— Supplied material —
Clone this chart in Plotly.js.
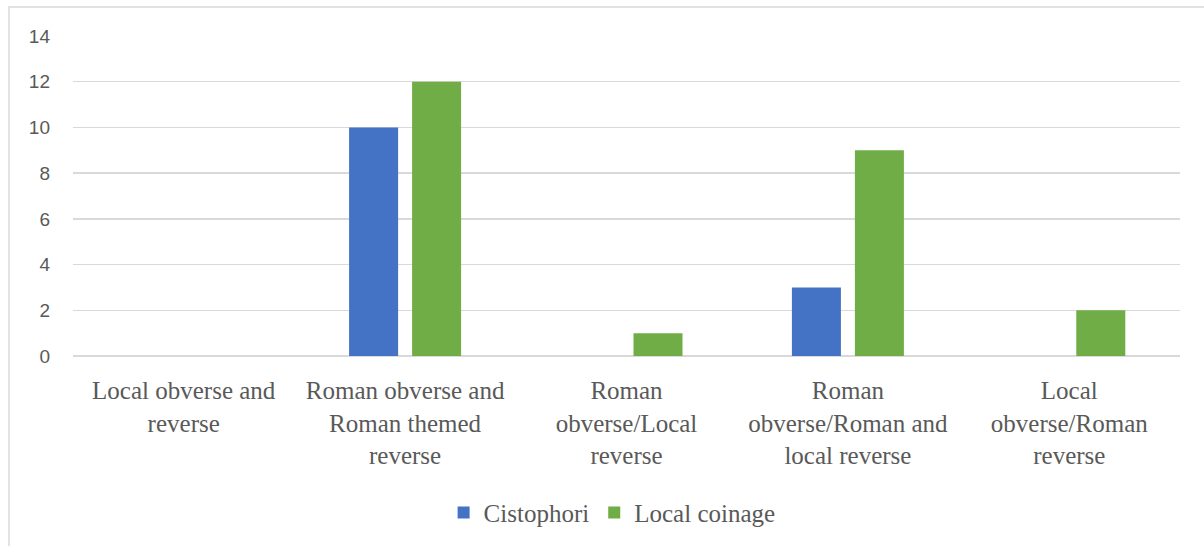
<!DOCTYPE html>
<html>
<head>
<meta charset="utf-8">
<script src="https://cdn.plot.ly/plotly-3.0.1.min.js"></script>
<style>
html,body{margin:0;padding:0;background:#fff;}
#chart{width:1204px;height:546px;}
</style>
</head>
<body>
<div id="chart"></div>
<script>
const categories = [
  "Local obverse and<br>reverse",
  "Roman obverse and<br>Roman themed<br>reverse",
  "Roman<br>obverse/Local<br>reverse",
  "Roman<br>obverse/Roman and<br>local reverse",
  "Local<br>obverse/Roman<br>reverse"
];
const cistophori = [0, 10, 0, 3, 0];
const localCoinage = [0, 12, 1, 9, 2];
const yTicks = [0, 2, 4, 6, 8, 10, 12, 14];

const traces = [
  {type: 'bar', name: 'Cistophori', x: categories, y: cistophori,
   marker: {color: '#4472C4', line: {width: 0}}, hoverinfo: 'none'},
  {type: 'bar', name: 'Local coinage', x: categories, y: localCoinage,
   marker: {color: '#70AD47', line: {width: 0}}, hoverinfo: 'none'}
];

const serif = 'Liberation Serif';

const layout = {
  width: 1204, height: 546,
  margin: {l: 73, r: 24, t: 36, b: 189},
  paper_bgcolor: '#ffffff', plot_bgcolor: '#ffffff',
  font: {family: serif, color: '#595959'},
  barmode: 'group', bargap: 0.431, bargroupgap: 0.222,
  showlegend: true,
  legend: {orientation: 'h', x: 0.487, xanchor: 'center', y: -0.485, yanchor: 'middle',
           font: {family: serif, size: 25, color: '#595959'},
           itemwidth: 30, tracegroupgap: 0},
  xaxis: {
    type: 'category', showgrid: false, zeroline: false, showline: false,
    ticks: '', tickfont: {family: serif, size: 25, color: '#595959'},
    ticklabelstandoff: 17, fixedrange: true
  },
  yaxis: {
    range: [0, 14], tickvals: yTicks, ticktext: yTicks.map(String),
    showgrid: true, gridcolor: '#d9d9d9', gridwidth: 1.3,
    zeroline: true, zerolinecolor: '#d9d9d9', zerolinewidth: 1.3,
    showline: false, ticks: '',
    tickfont: {family: 'Liberation Sans', size: 19, color: '#595959'},
    ticklabelstandoff: 22, fixedrange: true
  },
  shapes: [{
    type: 'rect', xref: 'paper', yref: 'paper',
    x0: -0.0578, x1: 1.2, y0: -1, y1: 1.0903,
    line: {color: '#d9d9d9', width: 1.5}, fillcolor: 'rgba(0,0,0,0)', layer: 'below'
  }]
};

Plotly.newPlot('chart', traces, layout, {displayModeBar: false, staticPlot: true}).then(function (gd) {
  gd.querySelectorAll('.xtick text, .xtick tspan, .legendtext').forEach(function (el) {
    el.style.setProperty('font-family', "'Liberation Serif', 'Times New Roman', serif", 'important');
    el.setAttribute('font-family', 'Liberation Serif');
  });
});
</script>
</body>
</html>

— Written exercise —
Look through the material above. Copy each line where the word "chart" appears.

— Response for this exercise —
Clone this chart in Plotly.js.
#chart{width:1204px;height:546px;}
<div id="chart"></div>
Plotly.newPlot('chart', traces, layout, {displayModeBar: false, staticPlot: true}).then(function (gd) {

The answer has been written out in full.